== AVAILABLE DATA

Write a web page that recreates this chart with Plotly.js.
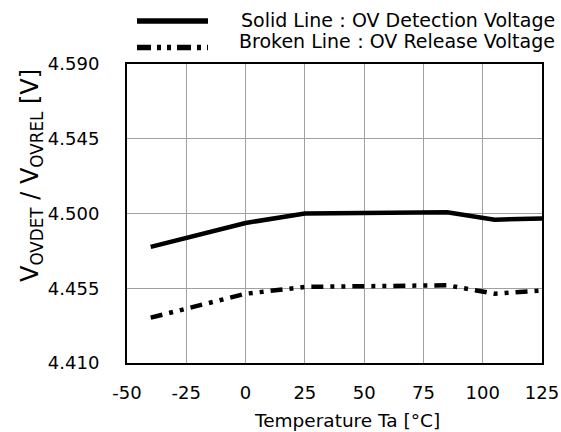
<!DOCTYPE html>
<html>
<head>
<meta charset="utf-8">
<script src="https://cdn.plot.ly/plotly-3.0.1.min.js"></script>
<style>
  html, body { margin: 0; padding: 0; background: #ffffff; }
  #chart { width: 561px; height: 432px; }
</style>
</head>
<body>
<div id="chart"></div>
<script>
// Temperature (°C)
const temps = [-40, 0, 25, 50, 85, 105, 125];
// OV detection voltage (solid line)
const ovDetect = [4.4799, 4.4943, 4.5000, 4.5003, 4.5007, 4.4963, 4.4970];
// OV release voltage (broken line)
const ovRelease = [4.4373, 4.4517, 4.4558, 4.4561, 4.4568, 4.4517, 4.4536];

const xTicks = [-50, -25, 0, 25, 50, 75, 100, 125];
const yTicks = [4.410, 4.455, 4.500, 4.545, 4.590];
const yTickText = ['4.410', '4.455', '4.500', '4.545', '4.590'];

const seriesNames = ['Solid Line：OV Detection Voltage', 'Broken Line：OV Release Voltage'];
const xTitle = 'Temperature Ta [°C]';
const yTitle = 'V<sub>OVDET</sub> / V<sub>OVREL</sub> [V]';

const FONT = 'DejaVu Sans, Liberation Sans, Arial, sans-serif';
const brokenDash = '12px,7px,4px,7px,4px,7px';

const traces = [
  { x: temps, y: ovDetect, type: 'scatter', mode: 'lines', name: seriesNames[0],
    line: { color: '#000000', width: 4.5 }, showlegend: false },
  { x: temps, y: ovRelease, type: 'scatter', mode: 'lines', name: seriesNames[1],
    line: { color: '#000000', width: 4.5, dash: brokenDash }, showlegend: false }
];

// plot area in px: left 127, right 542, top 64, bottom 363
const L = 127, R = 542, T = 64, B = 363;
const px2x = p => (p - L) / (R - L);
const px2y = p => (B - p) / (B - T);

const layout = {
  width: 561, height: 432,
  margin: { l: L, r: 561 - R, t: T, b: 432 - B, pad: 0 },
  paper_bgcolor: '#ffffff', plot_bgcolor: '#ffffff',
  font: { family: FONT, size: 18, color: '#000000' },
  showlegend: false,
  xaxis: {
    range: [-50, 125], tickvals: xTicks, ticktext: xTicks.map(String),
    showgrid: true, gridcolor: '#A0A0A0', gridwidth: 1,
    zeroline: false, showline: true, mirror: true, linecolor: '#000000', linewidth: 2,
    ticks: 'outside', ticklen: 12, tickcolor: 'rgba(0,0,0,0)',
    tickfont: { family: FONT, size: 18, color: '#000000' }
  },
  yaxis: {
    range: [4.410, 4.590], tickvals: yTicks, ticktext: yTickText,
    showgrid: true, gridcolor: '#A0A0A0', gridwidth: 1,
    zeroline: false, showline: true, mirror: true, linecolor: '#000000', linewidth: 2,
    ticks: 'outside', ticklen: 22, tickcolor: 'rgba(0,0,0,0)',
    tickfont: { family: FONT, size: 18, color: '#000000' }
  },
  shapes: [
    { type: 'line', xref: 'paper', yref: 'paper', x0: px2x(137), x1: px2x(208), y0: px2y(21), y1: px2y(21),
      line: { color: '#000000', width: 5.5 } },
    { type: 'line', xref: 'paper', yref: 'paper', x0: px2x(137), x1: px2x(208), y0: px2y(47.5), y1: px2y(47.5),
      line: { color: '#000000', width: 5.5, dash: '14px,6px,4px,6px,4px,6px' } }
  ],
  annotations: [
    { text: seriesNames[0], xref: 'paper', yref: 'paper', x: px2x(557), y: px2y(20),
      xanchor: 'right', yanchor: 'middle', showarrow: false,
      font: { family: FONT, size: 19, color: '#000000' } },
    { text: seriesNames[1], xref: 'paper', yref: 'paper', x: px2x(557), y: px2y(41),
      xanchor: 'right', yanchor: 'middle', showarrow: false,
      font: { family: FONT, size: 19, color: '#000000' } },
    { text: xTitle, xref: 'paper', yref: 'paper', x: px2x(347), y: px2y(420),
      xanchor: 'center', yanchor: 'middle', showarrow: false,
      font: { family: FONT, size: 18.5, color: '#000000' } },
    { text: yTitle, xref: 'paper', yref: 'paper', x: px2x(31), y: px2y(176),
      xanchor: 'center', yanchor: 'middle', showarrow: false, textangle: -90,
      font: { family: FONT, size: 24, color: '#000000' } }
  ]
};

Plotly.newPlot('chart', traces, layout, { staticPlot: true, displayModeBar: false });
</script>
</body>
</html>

====

TASK TO COMPLETE:
Your task is an exact transcription of all the data, minus the pictures.

ANSWER TO THIS TASK:
Write a web page that recreates this chart with Plotly.js.
<!DOCTYPE html>
<html>
<head>
<meta charset="utf-8">
<script src="https://cdn.plot.ly/plotly-3.0.1.min.js"></script>
<style>
  html, body { margin: 0; padding: 0; background: #ffffff; }
  #chart { width: 561px; height: 432px; }
</style>
</head>
<body>
<div id="chart"></div>
<script>
// Temperature (°C)
const temps = [-40, 0, 25, 50, 85, 105, 125];
// OV detection voltage (solid line)
const ovDetect = [4.4799, 4.4943, 4.5000, 4.5003, 4.5007, 4.4963, 4.4970];
// OV release voltage (broken line)
const ovRelease = [4.4373, 4.4517, 4.4558, 4.4561, 4.4568, 4.4517, 4.4536];

const xTicks = [-50, -25, 0, 25, 50, 75, 100, 125];
const yTicks = [4.410, 4.455, 4.500, 4.545, 4.590];
const yTickText = ['4.410', '4.455', '4.500', '4.545', '4.590'];

const seriesNames = ['Solid Line：OV Detection Voltage', 'Broken Line：OV Release Voltage'];
const xTitle = 'Temperature Ta [°C]';
const yTitle = 'V<sub>OVDET</sub> / V<sub>OVREL</sub> [V]';

const FONT = 'DejaVu Sans, Liberation Sans, Arial, sans-serif';
const brokenDash = '12px,7px,4px,7px,4px,7px';

const traces = [
  { x: temps, y: ovDetect, type: 'scatter', mode: 'lines', name: seriesNames[0],
    line: { color: '#000000', width: 4.5 }, showlegend: false },
  { x: temps, y: ovRelease, type: 'scatter', mode: 'lines', name: seriesNames[1],
    line: { color: '#000000', width: 4.5, dash: brokenDash }, showlegend: false }
];

// plot area in px: left 127, right 542, top 64, bottom 363
const L = 127, R = 542, T = 64, B = 363;
const px2x = p => (p - L) / (R - L);
const px2y = p => (B - p) / (B - T);

const layout = {
  width: 561, height: 432,
  margin: { l: L, r: 561 - R, t: T, b: 432 - B, pad: 0 },
  paper_bgcolor: '#ffffff', plot_bgcolor: '#ffffff',
  font: { family: FONT, size: 18, color: '#000000' },
  showlegend: false,
  xaxis: {
    range: [-50, 125], tickvals: xTicks, ticktext: xTicks.map(String),
    showgrid: true, gridcolor: '#A0A0A0', gridwidth: 1,
    zeroline: false, showline: true, mirror: true, linecolor: '#000000', linewidth: 2,
    ticks: 'outside', ticklen: 12, tickcolor: 'rgba(0,0,0,0)',
    tickfont: { family: FONT, size: 18, color: '#000000' }
  },
  yaxis: {
    range: [4.410, 4.590], tickvals: yTicks, ticktext: yTickText,
    showgrid: true, gridcolor: '#A0A0A0', gridwidth: 1,
    zeroline: false, showline: true, mirror: true, linecolor: '#000000', linewidth: 2,
    ticks: 'outside', ticklen: 22, tickcolor: 'rgba(0,0,0,0)',
    tickfont: { family: FONT, size: 18, color: '#000000' }
  },
  shapes: [
    { type: 'line', xref: 'paper', yref: 'paper', x0: px2x(137), x1: px2x(208), y0: px2y(21), y1: px2y(21),
      line: { color: '#000000', width: 5.5 } },
    { type: 'line', xref: 'paper', yref: 'paper', x0: px2x(137), x1: px2x(208), y0: px2y(47.5), y1: px2y(47.5),
      line: { color: '#000000', width: 5.5, dash: '14px,6px,4px,6px,4px,6px' } }
  ],
  annotations: [
    { text: seriesNames[0], xref: 'paper', yref: 'paper', x: px2x(557), y: px2y(20),
      xanchor: 'right', yanchor: 'middle', showarrow: false,
      font: { family: FONT, size: 19, color: '#000000' } },
    { text: seriesNames[1], xref: 'paper', yref: 'paper', x: px2x(557), y: px2y(41),
      xanchor: 'right', yanchor: 'middle', showarrow: false,
      font: { family: FONT, size: 19, color: '#000000' } },
    { text: xTitle, xref: 'paper', yref: 'paper', x: px2x(347), y: px2y(420),
      xanchor: 'center', yanchor: 'middle', showarrow: false,
      font: { family: FONT, size: 18.5, color: '#000000' } },
    { text: yTitle, xref: 'paper', yref: 'paper', x: px2x(31), y: px2y(176),
      xanchor: 'center', yanchor: 'middle', showarrow: false, textangle: -90,
      font: { family: FONT, size: 24, color: '#000000' } }
  ]
};

Plotly.newPlot('chart', traces, layout, { staticPlot: true, displayModeBar: false });
</script>
</body>
</html>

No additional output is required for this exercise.